Sigh...
Another school year over.
No matter how good the class has been (and this one was good), I still LOVE the last day of school! I love having a job with a fresh start and a definite ending every ten months.
I will tell you that this year it was more difficult to get ready to go than it usually is. Due to a colleague's retirement, I have the opportunity to move into his classroom. This colleague has been teaching since 1967 (the year I was born!), and has been in his current room for 14 years. I have been in a portable building for eight years, and I would like to have a classroom in a real building.
The problem?
He. Has. Never. Thrown. Anything. Away.
He can't seem to part with anything. He offered me his stuff, but I told him that after ten years of doing this for a living, I'm set. I don't need anything else. So, he decided that the new teacher we'll be hiring must need his stuff. So to my old classroom (the new teacher's room) he sent:
Teaching books... from the
1970s.
Obsolete world almanacs and encyclopedias.
Boxes and boxes of
dittos (we haven't had a ditto machine in at least 8 years). These dittos weren't just old, they were
used - student writing all over 'em.
Hundreds (maybe
thousands) of chapter books - some apparently never touched by students. They were like new. Some have been saved for the new teacher. Some have been donated to our PTO reading program. Some are being donated to another school in the district.
Used crayons.
Used markers.
Used colored pencils.
Nearly
empty glue bottles.
Training binders from
1995 and
1996.
Workbooks with most of the pages
torn out of them.
Ancient,
faded posters.
It took about ten minutes of his students carrying over boxes of this junk, before I had to call him and say that my room was full and to please stop sending things over. That just means they are in my new (his old) classroom and I will have to toss them when I return in late August, but I didn't want this brand new teacher to have to spend days of her time going through all his crap. I had to do that my first year of teaching, and it's no fun to go through someone else's thirty years of accumulated crap.

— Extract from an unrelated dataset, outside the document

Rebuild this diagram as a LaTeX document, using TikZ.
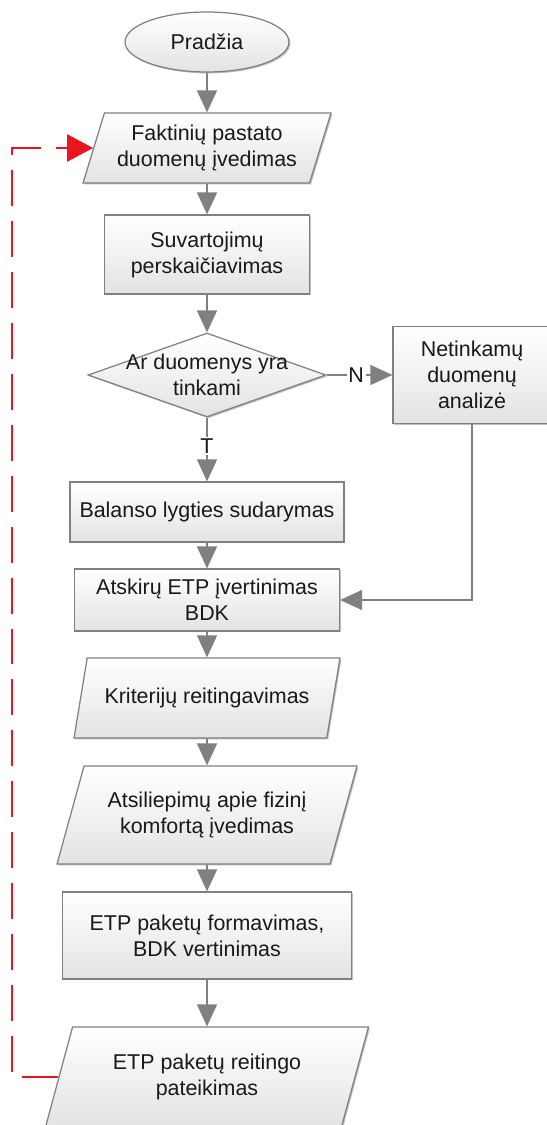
\documentclass[tikz,border=0pt]{standalone}
\usepackage{fontspec}
\setmainfont{Liberation Sans}
\usetikzlibrary{arrows.meta, positioning, shapes.geometric, shadows}
\definecolor{flowgray}{RGB}{128, 128, 128}
\definecolor{loopred}{RGB}{235, 20, 30}

\begin{document}
\begin{tikzpicture}[
  x=0.02cm, y=-0.02cm,
  every node/.style={font=\fontsize{12.2}{14.8}\selectfont, text=black!90},
  base/.style={draw=flowgray, line width=0.7pt, top color=white, bottom color=gray!22, drop shadow={shadow xshift=0.8pt, shadow yshift=-0.8pt, fill=black, opacity=0.25}, align=center, inner sep=2pt},
  term/.style={base, ellipse, minimum width=3.28cm, minimum height=1.2cm},
  box/.style={base, rectangle},
  io/.style={base, trapezium, trapezium left angle=64, trapezium right angle=116, trapezium stretches body},
  decision/.style={base, diamond, minimum width=4.76cm, minimum height=1.68cm, inner sep=0pt},
  arrow/.style={-{Triangle[length=0.44cm, width=0.4cm]}, line width=0.9pt, color=flowgray},
  feedback/.style={-{Triangle[length=0.52cm, width=0.54cm]}, line width=1.4pt, color=loopred, dash pattern=on 0.72cm off 0.3cm},
  lbl/.style={fill=white, inner sep=1pt}
]
  \useasboundingbox (0,0) rectangle (547,1125);

  % Pagrindinis srautas
  \node[term] (start) at (207,42) {Pradžia};
  \node[io, trapezium left angle=68, trapezium right angle=112, minimum width=4.96cm, minimum height=1.4cm] (inp) at (207,148) {Faktinių pastato\\duomenų įvedimas};
  \node[box, minimum width=4.1cm, minimum height=1.58cm] (calc) at (207,254.5) {Suvartojimų\\perskaičiavimas};
  \node[decision, label={[align=center]center:Ar duomenys yra\\tinkami}] (check) at (207,375) {};
  \node[box, minimum width=3.16cm, minimum height=1.94cm] (bad) at (472,375) {Netinkamų\\duomenų\\analizė};
  \node[box, minimum width=5.48cm, minimum height=1.2cm] (bal) at (207,512) {Balanso lygties sudarymas};
  \node[box, minimum width=5.3cm, minimum height=1.24cm] (sep) at (207,600) {Atskirų ETP įvertinimas\\BDK};
  \node[io, minimum width=5.32cm, minimum height=1.6cm] (rank) at (207,698) {Kriterijų reitingavimas};
  \node[io, trapezium left angle=63, trapezium right angle=117, minimum width=6.0cm, minimum height=1.96cm] (fb) at (207,815) {Atsiliepimų apie fizinį\\komfortą įvedimas};
  \node[box, minimum width=5.78cm, minimum height=1.74cm] (pack) at (207,935.5) {ETP paketų formavimas,\\BDK vertinimas};
  \node[io, trapezium left angle=63, trapezium right angle=117, minimum width=6.46cm, minimum height=2.0cm] (out) at (207,1077) {ETP paketų reitingo\\pateikimas};

  \draw[arrow] (start) -- (inp);
  \draw[arrow] (inp) -- (calc);
  \draw[arrow] (calc) -- (check);
  \draw[arrow] (check) -- (bad) node[lbl, pos=0.45] {N};
  \draw[arrow] (check) -- (bal) node[lbl, pos=0.45] {T};
  \draw[arrow] (bal) -- (sep);
  \draw[arrow] (bad) |- (sep);
  \draw[arrow] (sep) -- (rank);
  \draw[arrow] (rank) -- (fb);
  \draw[arrow] (fb) -- (pack);
  \draw[arrow] (pack) -- (out);

  % Grizimas
  \coordinate (back) at (12,148);
  \draw[feedback] (out.left side) -| (back) |- (inp.left side);

\end{tikzpicture}
\end{document}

I was feeling so angry with him for creating so much more work for me and I was just about to cry tears of frustration in front of my students, when an angel of a volunteer mom walked in my door, surveyed the horrible mess, and said she'd be right back to help me make sense of it all. When she returned, we spent forty minutes deciding what to keep and what to toss. After school, the amount that was tossed filled an entire portable dumpster that the custodian uses on his daily rounds. He had filled another such dumpster the day before with more of the crap my colleague had sent to my classroom then.

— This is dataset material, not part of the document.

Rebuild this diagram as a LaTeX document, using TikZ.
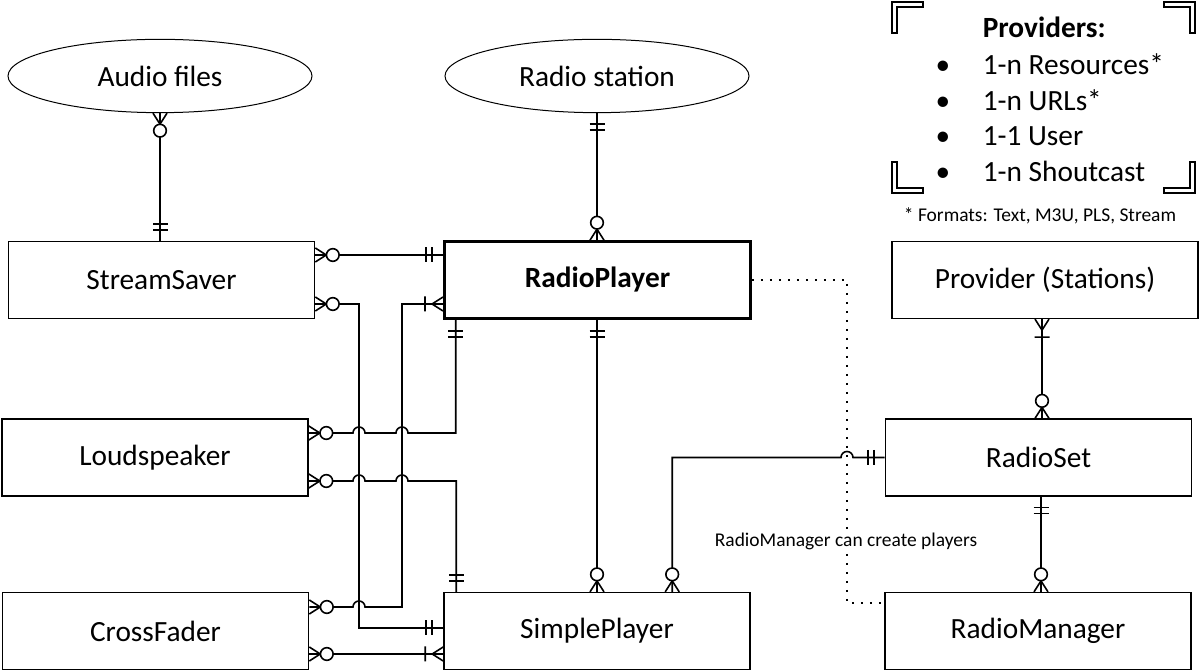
\documentclass[tikz,border=0pt]{standalone}
\usepackage{fontspec}
\setmainfont{Carlito}
\usetikzlibrary{shapes.geometric}

\tikzset{
  entity/.style={draw, minimum width=229.5pt, minimum height=57.5pt, font=\fontsize{22}{26}\selectfont},
  store/.style={ellipse, draw, line width=0.75pt, minimum width=228pt, minimum height=55pt, inner sep=0pt, font=\fontsize{22}{26}\selectfont},
  note/.style={font=\fontsize{14.6}{17}\selectfont, inner sep=1pt},
  item/.style={anchor=base west, inner sep=0pt, font=\fontsize{22}{26}\selectfont},
  dot/.style={anchor=base, inner sep=0pt, font=\fontsize{22}{26}\selectfont},
  link/.style={line width=1.3pt, dash pattern=on 1.3pt off 5.45pt},
  one/.pic={\draw (11,-7.5) -- (11,7.5) (17,-7.5) -- (17,7.5);},
  zmany/.pic={\draw (0,-7) -- (11,0) -- (0,7);
              \draw[fill=white] (17.5,0) circle[radius=4.75pt];},
  omany/.pic={\draw (0,-7) -- (11,0) -- (0,7) (18,-7.5) -- (18,7.5);},
}

\begin{document}
\begin{tikzpicture}[x=0.75pt, y=0.75pt, line width=1.2pt, allow upside down]
  \useasboundingbox (0,0) rectangle (1200,671);

  % Define nodes
  \node[store]  (audio)    at (160,595)    {Audio files};
  \node[store]  (station)  at (597,595)    {Radio station};
  \node[entity] (saver)    at (161.5,391)  {StreamSaver};
  \node[entity, line width=2.2pt, font=\fontsize{22}{26}\selectfont\bfseries] (player) at (597.5,391) {RadioPlayer};
  \node[entity] (provider) at (1045,391)   {Provider (Stations)};
  \node[entity] (speaker)  at (155,213.5)  {Loudspeaker};
  \node[entity] (radioset) at (1038.5,213.5) {RadioSet};
  \node[entity] (fader)    at (155.5,40)   {CrossFader};
  \node[entity] (simple)   at (597,40)     {SimplePlayer};
  \node[entity] (manager)  at (1038,40)    {RadioManager};

  % Connect the nodes
  \draw (audio.south) -- (audio.south |- saver.north)
    pic[pos=0, sloped]{zmany} pic[pos=1, sloped, rotate=180]{one};
  \draw (station.south) -- (station.south |- player.north)
    pic[pos=0, sloped]{one} pic[pos=1, sloped, rotate=180]{zmany};
  \draw ([yshift=18.75pt]saver.east) -- ([yshift=18.75pt]player.west)
    pic[pos=0, sloped]{zmany} pic[pos=1, sloped, rotate=180]{one};
  \draw ([yshift=-18pt]saver.east) -| (359,43) pic[pos=0, sloped]{zmany}
    -- (simple.west |- 0,43) pic[pos=1, sloped, rotate=180]{one};
  \draw ([yshift=-18pt]player.west) -| (402,64) pic[pos=0, sloped]{omany}
    -- (365,64) arc[start angle=0, end angle=180, radius=4.5pt]
    -- ([yshift=18pt]fader.east) pic[pos=1, sloped, rotate=180]{zmany};
  \draw ([xshift=9.5pt]player.south west) |- (408,238) pic[pos=0, sloped]{one}
    arc[start angle=0, end angle=180, radius=4.5pt]
    -- (365,238) arc[start angle=0, end angle=180, radius=4.5pt]
    -- (speaker.east |- 0,238) pic[pos=1, sloped, rotate=180]{zmany};
  \draw (speaker.east |- 0,190) -- (353,190) pic[pos=0, sloped]{zmany}
    arc[start angle=180, end angle=0, radius=4.5pt]
    -- (396,190) arc[start angle=180, end angle=0, radius=4.5pt]
    -| ([xshift=9.75pt]simple.north west) pic[pos=1, sloped, rotate=180]{one};
  \draw ([yshift=-17.25pt]fader.east) -- ([yshift=-17.25pt]fader.east -| simple.west)
    pic[pos=0, sloped]{zmany} pic[pos=1, sloped, rotate=180]{omany};
  \draw (player.south -| 597,0) -- (simple.north -| 597,0)
    pic[pos=0, sloped]{one} pic[pos=1, sloped, rotate=180]{zmany};
  \draw (radioset.west) -- (radioset.west -| 853,0) pic[pos=0, sloped]{one}
    arc[start angle=0, end angle=180, radius=4.5pt]
    -| ([xshift=171.75pt]simple.north west) pic[pos=1, sloped, rotate=180]{zmany};
  \draw (provider.south -| 1042,0) -- (radioset.north -| 1042,0)
    pic[pos=0, sloped]{omany} pic[pos=1, sloped, rotate=180]{zmany};
  \draw (radioset.south -| 1041,0) -- (manager.north -| 1041,0)
    pic[pos=0, sloped]{one} pic[pos=1, sloped, rotate=180]{zmany};
  \draw[link] (player.east) -| (847,68) -- (manager.west |- 0,68);
  \node[note, fill=white] (can) at (846,130) {RadioManager can create players};

  % Providers note
  \draw (892,638) |- (923,669) -- (923,664) -| (897,638) -- cycle;
  \draw (1195,638) |- (1164,669) -- (1164,664) -| (1190,638) -- cycle;
  \draw (892,509) |- (923,478) -- (923,483) -| (897,509) -- cycle;
  \draw (1195,509) |- (1164,478) -- (1164,483) -| (1190,509) -- cycle;
  \node[item, font=\fontsize{22}{26}\selectfont\bfseries] (title) at (982,633) {Providers:};
  \node[dot]  (b1)  at (943,596)   {\textbullet};
  \node[item] (res) at (982,596)   {1-n Resources*};
  \node[dot]  (b2)  at (943,560.5) {\textbullet};
  \node[item] (url) at (982,560.5) {1-n URLs*};
  \node[dot]  (b3)  at (943,525)   {\textbullet};
  \node[item] (usr) at (982,525)   {1-1 User};
  \node[dot]  (b4)  at (943,489)   {\textbullet};
  \node[item] (sc)  at (982,489)   {1-n Shoutcast};
  \node[note, anchor=base] (formats) at (1040,449) {* Formats: Text, M3U, PLS, Stream};

\end{tikzpicture}
\end{document}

I'm still upset and overwhelmed by this whole situation. I now realize that I will have to go back to work two or three days earlier this year just to continue purging his room of all that crap. I'm sorry I keep using that word - junk or garbage just doesn't seem strong enough!
Why can't some people throw things away?
************************************************
Update: I just did a little Google style research. This type of behavior is considered "compulsive hoarding" and treatment is usually ineffective. People like this think everything "might" have some value at "sometime". Sheesh... I guess you could call them a CRAP ADDICT!
Hehehe... I crack myself up sometimes!